### Written task:
Spot every line with the word "this" and return it.
— start of Given entries —
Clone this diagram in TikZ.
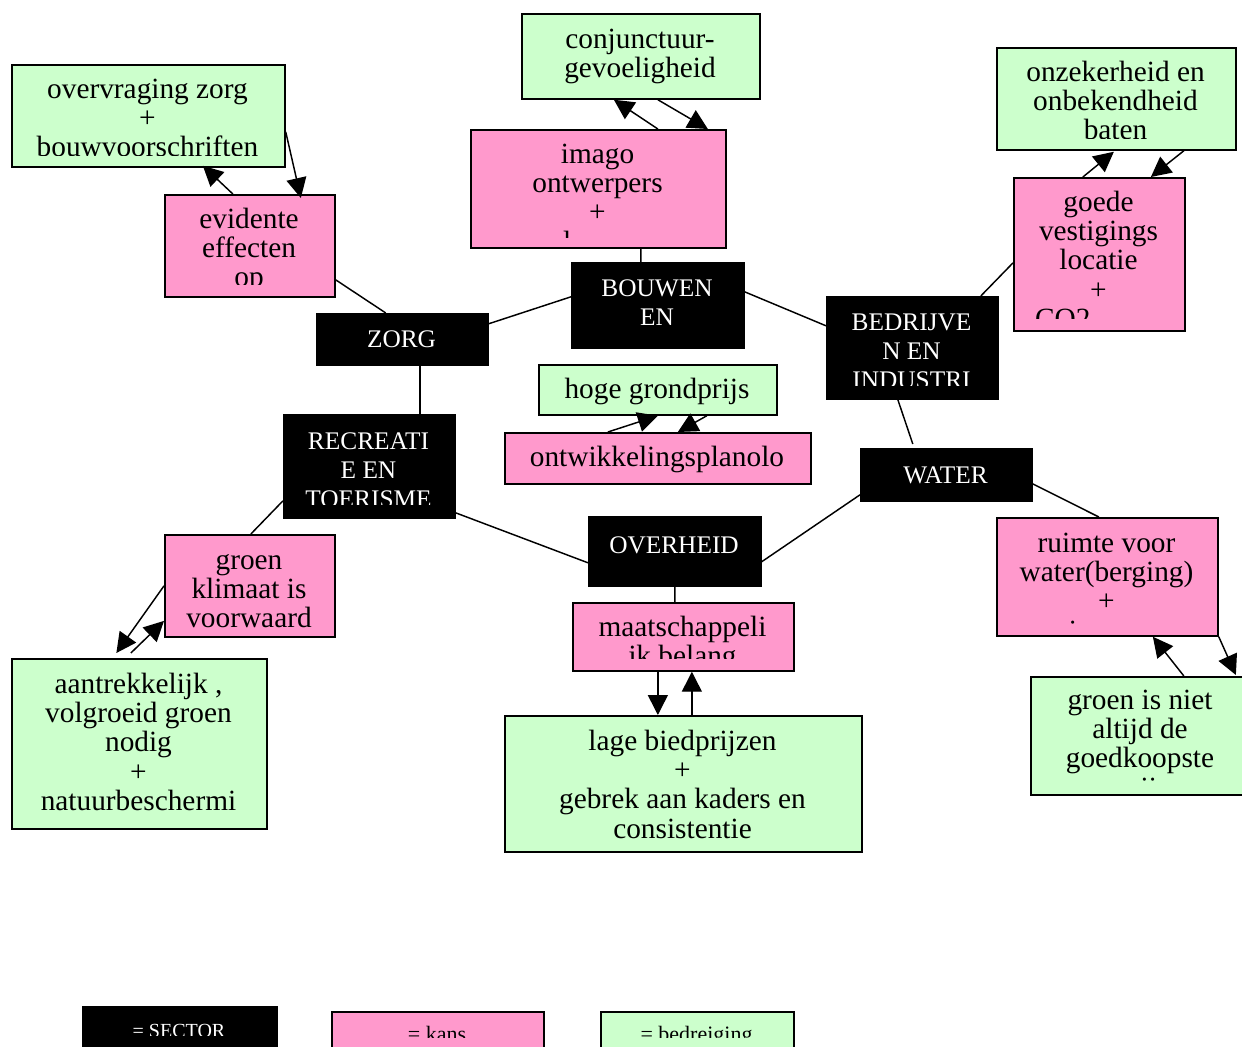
\documentclass[tikz,border=0pt]{standalone}
\usepackage{fontspec}
\setmainfont{Liberation Serif}
\usepackage{graphicx}
\usetikzlibrary{arrows.meta}
\definecolor{kanspink}{RGB}{255,153,204}
\definecolor{bedrgreen}{RGB}{204,255,204}
\newcommand\mystrut{\rule{0pt}{0.75em}}
\newcommand\boxnode[6]{\node[#2, anchor=north west, minimum width={(#5-#3)*0.75pt}, minimum height={(#6-#4)*0.75pt}] (#1) at (#3,#4) {};}
\newcommand\boxtext[7]{\begin{scope}\clip (#3+2,#6-12) rectangle (#4-2,#5);\node[#2, anchor=north] (#1) at ({(#3+#4)/2},#6) {\mystrut#7};\end{scope}}
\begin{document}
\begin{tikzpicture}[x=0.75pt,y=-0.75pt,
  sectorbox/.style={draw=black, fill=black, inner sep=0pt, line width=1.2pt},
  kansbox/.style={draw=black, fill=kanspink, inner sep=0pt, line width=1.3pt},
  bedrbox/.style={draw=black, fill=bedrgreen, inner sep=0pt, line width=1.3pt},
  maintext/.style={inner sep=0pt, align=center, text=black, font=\fontsize{22}{22}\selectfont},
  sectortext/.style={inner sep=0pt, align=center, text=white, font=\fontsize{19}{22}\selectfont},
  legsectext/.style={inner sep=0pt, align=center, text=white, font=\fontsize{15}{18}\selectfont},
  legtext/.style={inner sep=0pt, align=center, text=black, font=\fontsize{16.5}{18}\selectfont},
  conn/.style={draw=black, line width=1.1pt},
  arr/.style={draw=black, line width=1.1pt, -{Triangle[length=15pt,width=15pt]}}]
\path[use as bounding box] (0,0) rectangle (1242,1046);
\clip (0,0) rectangle (1242,1046);
% boxes
\boxnode{ovz}{bedrbox}{11}{64}{284}{166}
\boxnode{evi}{kansbox}{164}{194}{334}{296}
\boxnode{con}{bedrbox}{521}{13}{759}{98}
\boxnode{ima}{kansbox}{470}{129}{725}{247}
\boxnode{bou}{sectorbox}{571}{262}{743}{347}
\boxnode{zor}{sectorbox}{316}{313}{487}{364}
\boxnode{bed}{sectorbox}{826}{296}{997}{398}
\boxnode{onz}{bedrbox}{996}{47}{1235}{149}
\boxnode{goe}{kansbox}{1013}{177}{1184}{330}
\boxnode{hog}{bedrbox}{538}{364}{776}{414}
\boxnode{ont}{kansbox}{504}{432}{810}{483}
\boxnode{rec}{sectorbox}{283}{414}{454}{517}
\boxnode{wat}{sectorbox}{860}{448}{1031}{500}
\boxnode{ove}{sectorbox}{588}{516}{760}{585}
\boxnode{grk}{kansbox}{164}{534}{334}{636}
\boxnode{maa}{kansbox}{572}{602}{793}{670}
\boxnode{rui}{kansbox}{996}{517}{1217}{635}
\boxnode{aan}{bedrbox}{11}{658}{266}{828}
\boxnode{lag}{bedrbox}{504}{715}{861}{851}
\boxnode{gin}{bedrbox}{1030}{676}{1250}{794}
\boxnode{lsec}{sectorbox}{82}{1006}{276}{1060}
\boxnode{lkan}{kansbox}{331}{1011}{543}{1060}
\boxnode{lbdr}{bedrbox}{600}{1011}{793}{1060}
% texts
\boxtext{ovzt}{maintext}{11}{284}{155}{76}{overvraging zorg\\+\\bouwvoorschriften}
\boxtext{evit}{maintext}{164}{334}{284}{206}{evidente\\effecten\\op}
\boxtext{cont}{maintext}{521}{759}{95}{26}{conjunctuur-\\gevoeligheid}
\boxtext{imat}{maintext}{470}{725}{237}{141}{imago\\ontwerpers\\+\\\makebox[2.35em][l]{l}}
\boxtext{bout}{sectortext}{571}{743}{344}{277}{BOUWEN\\EN}
\boxtext{zort}{sectortext}{316}{487}{361}{328}{ZORG}
\boxtext{bedt}{sectortext}{826}{997}{385}{311}{BEDRIJVE\\N EN\\INDUSTRI}
\boxtext{onzt}{maintext}{996}{1235}{138}{59}{onzekerheid en\\onbekendheid\\baten}
\boxtext{goet}{maintext}{1013}{1184}{318}{189}{goede\\vestigings\\locatie\\+\\\makebox[4.33em][l]{CO2}}
\boxtext{hogt}{maintext}{538}{776}{411}{376}{hoge grondprijs}
\boxtext{ontt}{maintext}{504}{810}{480}{444}{ontwikkelingsplanolo}
\boxtext{rect}{sectortext}{283}{454}{504}{430}{RECREATI\\E EN\\TOERISME}
\boxtext{watt}{sectortext}{860}{1031}{497}{464}{WATER}
\boxtext{ovet}{sectortext}{588}{760}{582}{534}{OVERHEID}
\boxtext{grkt}{maintext}{164}{334}{627}{547}{groen\\klimaat is\\voorwaard}
\boxtext{maat}{maintext}{572}{793}{658}{614}{maatschappeli\\jk belang}
\boxtext{ruit}{maintext}{996}{1217}{624}{530}{ruimte voor\\water(berging)\\+\\\makebox[2.56em][l]{i}}
\boxtext{aant}{maintext}{11}{266}{825}{671}{aantrekkelijk ,\\volgroeid groen\\nodig\\+\\natuurbeschermi}
\boxtext{lagt}{maintext}{504}{861}{848}{728}{lage biedprijzen\\+\\gebrek aan kaders en\\consistentie}
\boxtext{gint}{maintext}{1030}{1250}{782}{687}{groen is niet\\altijd de\\goedkoopste\\\makebox[1.15em][r]{ij}}
\boxtext{lsect}{legsectext}{82}{276}{1035}{1022}{= SECTOR}
\boxtext{lkant}{legtext}{331}{543}{1037}{1024.5}{= kans}
\boxtext{lbdrt}{legtext}{600}{793}{1037}{1024.5}{= bedreiging}
% plain connectors
\draw[conn] ([shift={(0,34)}]evi.east) -- ([shift={(-16.5,0)}]zor.north);
\draw[conn] ([shift={(0,-15.5)}]zor.east) -- ([shift={(0,-8.5)}]bou.west);
\draw[conn] ([shift={(42.5,0)}]ima.south) -- ([shift={(-17,0)}]bou.north);
\draw[conn] ([shift={(0,-13.5)}]bou.east) -- ([shift={(0,-22)}]bed.west);
\draw[conn] ([shift={(68.5,0)}]bed.north) -- ([shift={(0,8.5)}]goe.west);
\draw[conn] ([shift={(-14.5,0)}]bed.south) -- ([shift={(-33.5,-4)}]wat.north);
\draw[conn] ([shift={(17.5,0)}]zor.south) -- ([shift={(50.5,0)}]rec.north);
\draw[conn] ([shift={(0,34.5)}]rec.west) -- ([shift={(1,0)}]grk.north);
\draw[conn] ([shift={(0,46.5)}]rec.east) -- ([shift={(0,11.5)}]ove.west);
\draw[conn] ([shift={(0,20)}]wat.west) -- ([shift={(0,10.5)}]ove.east);
\draw[conn] (ove.south) -- ([shift={(-8.5,0)}]maa.north);
\draw[conn] ([shift={(0,9)}]wat.east) -- ([shift={(-8.5,0)}]rui.north);
% arrows
\draw[arr] ([shift={(-17,0)}]evi.north) -- ([shift={(54.5,-2)}]ovz.south);
\draw[arr] ([shift={(0,16)}]ovz.east) -- ([shift={(51,4)}]evi.north);
\draw[arr] ([shift={(59.5,0)}]ima.north) -- ([shift={(-27,0)}]con.south);
\draw[arr] ([shift={(17,0)}]con.south) -- ([shift={(109.5,0)}]ima.north);
\draw[arr] ([shift={(-16.5,0)}]goe.north) -- ([shift={(-2.5,1)}]onz.south);
\draw[arr] ([shift={(67.5,0)}]onz.south) -- ([shift={(51.5,0)}]goe.north);
\draw[arr] ([shift={(-50,0)}]ont.north) -- (hog.south);
\draw[arr] ([shift={(49,0)}]hog.south) -- ([shift={(20,0)}]ont.north);
\draw[arr] (grk.west) -- ([shift={(-23,-5)}]aan.north);
\draw[arr] ([shift={(-8.5,-5)}]aan.north) -- ([shift={(0,35)}]grk.west);
\draw[arr] ([shift={(-25.5,0)}]maa.south) -- ([shift={(-25.5,0)}]lag.north);
\draw[arr] ([shift={(8.5,0)}]lag.north) -- ([shift={(8.5,0)}]maa.south);
\draw[arr] (rui.south east) -- ([shift={(95,-1)}]gin.north);
\draw[arr] ([shift={(43,0)}]gin.north) -- ([shift={(45.5,0)}]rui.south);
\end{tikzpicture}
\end{document}
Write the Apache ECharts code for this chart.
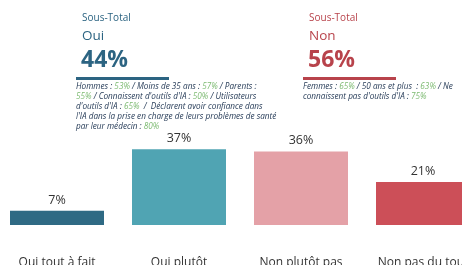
<!DOCTYPE html>
<html>
<head>
<meta charset="utf-8">
<script src="https://cdn.jsdelivr.net/npm/echarts@6/dist/echarts.min.js"></script>
<style>
  html, body { margin: 0; padding: 0; background: #fff; }
  #chart { width: 462px; height: 265px; }
</style>
</head>
<body>
<div id="chart"></div>
<script>
// chart data
const categories = ['Oui tout à fait', 'Oui plutôt', 'Non plutôt pas', 'Non pas du tout']
const values = [7, 37, 36, 21]
const barColors = ['#2f6a84', '#50a4b3', '#e4a1a7', '#cc4f58']

const ouiTotal = '44%'
const nonTotal = '56%'
const ouiNotes = [
  '{n|Hommes : }{g|53%}{n| / Moins de 35 ans : }{g|57%}{n| / Parents :}',
  '{g|55%}{n| / Connaissent d\'outils d\'IA : }{g|50%}{n| / Utilisateurs}',
  '{n|d\'outils d\'IA : }{g|65%}{n|  /  Déclarent avoir confiance dans}',
  '{n|l\'IA dans la prise en charge de leurs problèmes de santé}',
  '{n|par leur médecin : }{g|80%}'
]
const nonNotes = [
  '{n|Femmes : }{g|65%}{n| / 50 ans et plus  : }{g|63%}{n| / Ne}',
  '{n|connaissent pas d\'outils d\'IA : }{g|75%}'
]

const font = '"Open Sans", "Noto Sans", sans-serif'
const blue = '#2c6482'
const red = '#b8434b'
const noteRich = {
  n: { fill: '#1f3552', fontStyle: 'italic', fontSize: 8.2, fontFamily: font, lineHeight: 9.8 },
  g: { fill: '#7dbb72', fontStyle: 'italic', fontSize: 8.2, fontFamily: font, lineHeight: 9.8 }
}

function header (x, color, title, total, notes) {
  return [
    { type: 'text', left: x, top: 13, style: { text: 'Sous-Total', fill: color, font: '10px ' + font } },
    { type: 'text', left: x, top: 29, style: { text: title, fill: color, font: '13.5px ' + font } },
    { type: 'text', left: x - 1, top: 49, style: { text: total, fill: color, font: 'bold 23px ' + font } },
    { type: 'rect', shape: { x: x - 6, y: 77, width: 93, height: 3 }, style: { fill: color } },
    { type: 'text', left: x - 6, top: 83, style: { text: notes.join('\n'), rich: noteRich } }
  ]
}

const chart = echarts.init(document.getElementById('chart'))
chart.setOption({
  animation: false,
  grid: { left: -4, width: 488, top: 20.5, bottom: 40, outerBoundsMode: 'none', containLabel: false },
  xAxis: {
    type: 'category',
    data: categories,
    axisLine: { show: false },
    axisTick: { show: false },
    axisLabel: { margin: 32, color: '#333', fontSize: 12, fontFamily: font, interval: 0 }
  },
  yAxis: { type: 'value', min: 0, max: 100, show: false },
  series: [{
    type: 'bar',
    barWidth: 94,
    data: values.map((v, i) => ({ value: v, itemStyle: { color: barColors[i] } })),
    label: {
      show: true,
      position: 'top',
      distance: 4,
      formatter: '{c}%',
      color: '#333',
      fontSize: 12.5,
      fontFamily: font
    }
  }],
  graphic: [].concat(header(82, blue, 'Oui', ouiTotal, ouiNotes), header(309, red, 'Non', nonTotal, nonNotes))
})
</script>
</body>
</html>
— end of Given entries —
### Task solution:
Clone this diagram in TikZ.
Write the Apache ECharts code for this chart.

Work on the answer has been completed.